La Corte costituzionale ha deciso sull’Italicum secondo quanto era stato in buona parte previsto e anticipato: ha detto no al ballottaggio, in mancanza di una soglia per accedervi, e ha operato “una riduzione del danno” riguardo le candidature multiple impedendo con il sorteggio al pluricandidato di scegliere il collegio con l’effetto di attutire lo strapotere delle segreterie partitiche. Segreterie, che secondo l’impianto originale, potevano garantirsi dappertutto anche i primi dei non eletti.
Non è intervenuta in modo stringente, come invece sarebbe stato auspicabile, sui capilista bloccati e non ha toccato il premio di maggioranza previsto dall’Italicum per chi raggiunge il fatidico 40%: quello che Renzi si era ritagliato sulla vittoria delle Europee, ora tanto remota da suggerirgli la riesumazione del Mattarellum.
Naturalmente nei commenti politici a caldo si dichiarano tutti contenti della “parziale” incostituzionalità sancita dalla Consulta, quasi che l’Italicum fosse piovuto dal cielo.
Ed in casa Pd, come se l’Italicum non venisse archiviato in modo simile al Porcellum, come se non fosse stato imposto dal governo a colpi di fiducia, come se non fosse stato blindato quando faceva comodo in quanto “legge meravigliosa invidiata da tutti”, prevale incredibilmente un sentimento di “orgogliosa soddisfazione”.
Matteo Renzi, appena raggiunto dalle notizie di agenzia si è dichiarato “molto soddisfatto” perché la sentenza “ha confermato” l’impianto della legge, travolgendo “solo” il ballottaggio che, magnificato nel 2015 come la super-garanzia di sapere chi avrebbe governato la stessa notte dello spoglio, è diventato un incubo dopo le vittorie schiaccianti del Movimento cinque stelle al secondo turno delle amministrative.

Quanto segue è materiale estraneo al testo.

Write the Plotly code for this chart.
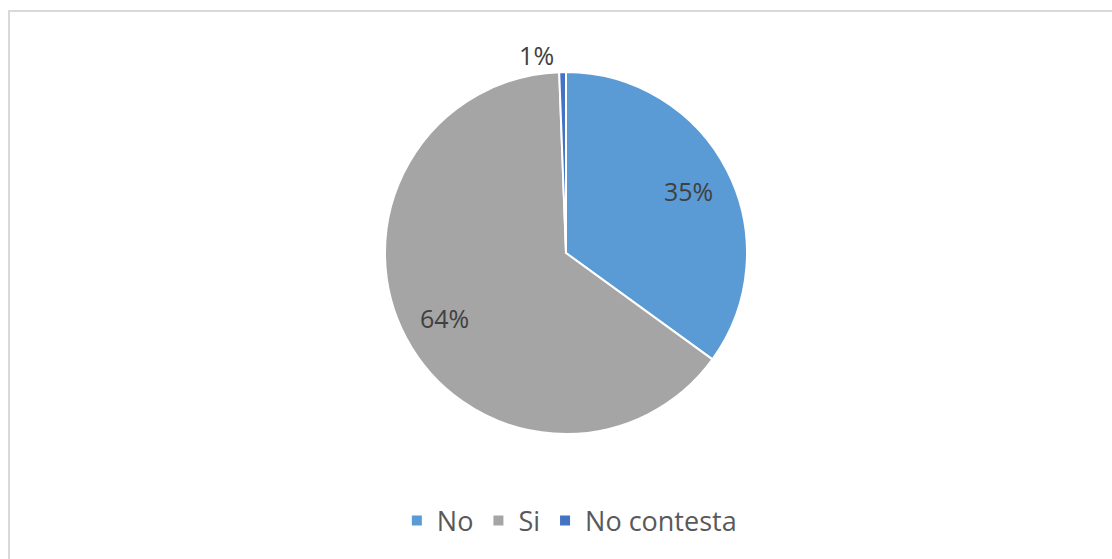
import plotly.graph_objects as go

labels = ["No", "Si", "No contesta"]
values = [35.0, 64.4, 0.6]
colors = ["#5B9BD5", "#A5A5A5", "#4472C4"]
text_positions = ["inside", "inside", "outside"]

W, H = 1112, 559
domain = dict(x=[385 / W, 747 / W], y=[(H - 434) / H, (H - 72) / H])

fig = go.Figure()
# coloured slices
fig.add_trace(go.Pie(
    labels=labels,
    values=values,
    sort=False,
    direction="clockwise",
    rotation=0,
    marker=dict(colors=colors, line=dict(color="white", width=2)),
    textinfo="none",
    hoverinfo="label+percent",
    domain=domain,
))
# transparent ring carrying the percentage labels (places them further out)
fig.add_trace(go.Pie(
    labels=labels,
    values=values,
    sort=False,
    direction="clockwise",
    rotation=0,
    hole=0.52,
    marker=dict(colors=["rgba(0,0,0,0)"] * 3, line=dict(width=0)),
    texttemplate="%{percent:.0%}",
    textposition=text_positions,
    insidetextorientation="horizontal",
    textfont=dict(family="Open Sans", size=25, color="#404040"),
    hoverinfo="skip",
    showlegend=False,
    domain=domain,
))

fig.update_layout(
    width=W, height=H,
    margin=dict(l=0, r=0, t=0, b=0),
    paper_bgcolor="white",
    plot_bgcolor="white",
    showlegend=True,
    legend=dict(
        orientation="h",
        x=0.512, xanchor="center",
        y=(H - 521) / H, yanchor="middle",
        font=dict(family="Open Sans", size=27, color="#595959"),
        traceorder="normal",
    ),
    shapes=[dict(
        type="rect", xref="paper", yref="paper",
        x0=9 / W, x1=1.02, y0=-0.02, y1=1 - 11 / H,
        line=dict(color="#D9D9D9", width=2),
        fillcolor="rgba(0,0,0,0)",
        layer="below",
    )],
)

fig.write_html("out.html", post_script="document.body.style.margin='0';",
               config={"displayModeBar": False})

Pur se con i capilista bloccati e con un premio di maggioranza confermato, benché oggi appaia quasi irraggiungibile tanto più per quelli che lo avevano confezionato sull’onda di un consenso effimero, la legge per cui si era speso in prima persona Giorgio Napolitano esce sostanzialmente azzoppata e trasformata da un meccanismo che doveva produrre un forte effetto maggioritario in un sistema proporzionale.
E questo nuovo Italicum “emendato” o Legalicum, come lo definisce il M5S che paradossalmente viene additato come il più strenuo difensore del pasticcio targato Renzi-Napolitano, oltre ad avere mutato sostanzialmente natura ha la “dirompente” anche se prevedibile caratteristica di poter essere “utilizzabile” subito.
Infatti la Corte Costituzionale attenta a non creare vuoti normativi ha ritenuto di precisare che “all’esito della sentenza la legge elettorale è suscettibile di immediata applicazione“. Ed immediate sono scattate le dichiarazioni per battere i concorrenti sulla gara, a parole, per andare al voto subito: naturalmente Renzi non ha voluto lasciare il primato a Grillo, Salvini e la Meloni. Sia Lorenzo Guerini che il capogruppo alla Camera Ettore Rosato hanno ribadito che “Il Pd non ha paura del voto” e che l’alternativa è solo tra la riesumazione del Mattarellum, da definire entro un ventina di giorni, oppure il ritorno al voto, quanto prima, con l’ex Italicum alla Camera ed il Consultellum al Senato, in quanto considerate leggi “omogenee” e “armonizzate” dal comune denominatore proporzionale.
Al di là delle valutazioni sulla sentenza della Corte che secondo Alessandro Di Battista “ha seppellito” l’Italicum mentre per Renzi ed i suoi ha apportato solo correzioni marginali al loro capolavoro, sembrerebbe meno remota la possibilità di poter esercitare il diritto di votare.
Ma il prossimo “ritorno al futuro” annunciato dall’ex presidente del Consiglio potrebbe prendere delle strade molto più tortuose: senza contare il dettaglio non irrilevante che in Parlamento gli unici “peones” disposti a lasciare lo scranno prima del fatidico 16 settembre, data in cui maturano i contributi pensionistici, sono quelli del M5S e forse della Lega.